The Conservative government says it expects a Clinton administration to enforce existing tax laws more stringently rather than drafting new ones. But Ernst & Young, business advisers and accountants, said British multinationals "should be prepared to defend themselves against the tax raising plans of the new Clinton administration."
Crucial trade talks between the United States and EC over agricultural subsidies broke down in Chicago on election day, and bureaucrats in
Brussels began drawing up a list of U.S. imports to tax if the Americans carry out threatened duties on European products.
Despite the fact it would be the country most severely hit by sanctions, France gave the most ebullient welcome to Mr. Clinton. President Francois Mitterrand said: "Under your leadership I am convinced that the friendship that has linked our two countries for more than two centuries will grow stronger."
Elsewhere, there were some expressions of concern over Mr. Clinton's plans to reduce the number of U.S. troops in Europe by about half a million, and over what are perceived as the protectionist tendencies of the Democrats.
Carl Bildt, Sweden's prime minister, said he hoped Mr. Clinton would "resist such protectionist winds."
BERLIN -- No one in Germany was very surprised at Bill Clinton's victory, but officials and political observers don't quite know what to expect from Mr. Clinton.
"We'll have to learn fast," one of Chancellor Helmut Kohl's advisers told German television.
Chancellor Kohl said he looked forward to a good working relationship and hoped to have a meeting with the president-elect soon.
Mr. Kohl praised Bush for his achievements and help in German-American relations, ending the Cold War and the reunification of Germany, saying: "We have great reason to thank him and his administration."

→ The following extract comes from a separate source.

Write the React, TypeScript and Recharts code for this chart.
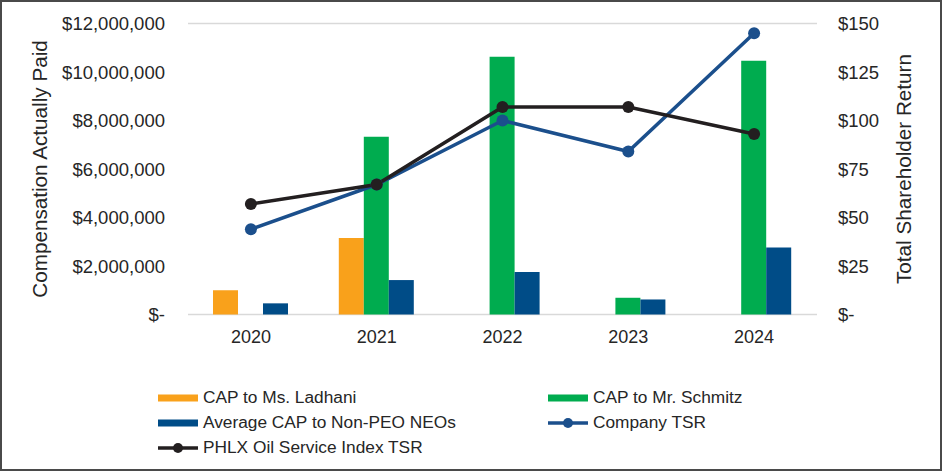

But the Gernmans were not surprised by Mr. Bush's loss. An official from the German Embassy in Washington was assigned to travel with the Clinton campaign. Diplomats and military attaches met with Mr. Clinton's advisers.
Germans believe Mr. Clinton will probably be more protectionist than Mr. Bush. They think he'll be more preoccupied with domestic issues than foreign policy. They expect him to cut U.S. armed forces in Germany to fewer than 100,000 troops. But Klaus Kinkel, the German foreign minister, told German radio he saw no reason to believe the United States would not uphold its international responsibilities.
Russia: Worry at critical time
MOSCOW -- Russian President Boris N. Yeltsin sent Bill Clinton a congratulatory telegram yesterday.
And Edward A. Ivanian, a specialist in the American presidency at the Institute of U.S. and Canadian Studies, conceded that in the long term Mr. Clinton may become a good ally for Russia.
But Russians are worried about what will happen while Mr. Clinton and his advisers are developing a policy and relationships with their Russian counterparts.
"Mr. Clinton won't take office until Jan. 20," Dr. Ivanian said. "His victory means some of the things vital to the survival of democracy in Russia will have to wait.
The transfer of power in the United States comes at a time when Mr. Yeltsin faces severe trials and challenges. While the United States would not play a direct role in this political infighting, Dr. Ivanian said that the visible support of a well-known ally like Mr. Bush could strengthen Mr. Yeltsin's hand.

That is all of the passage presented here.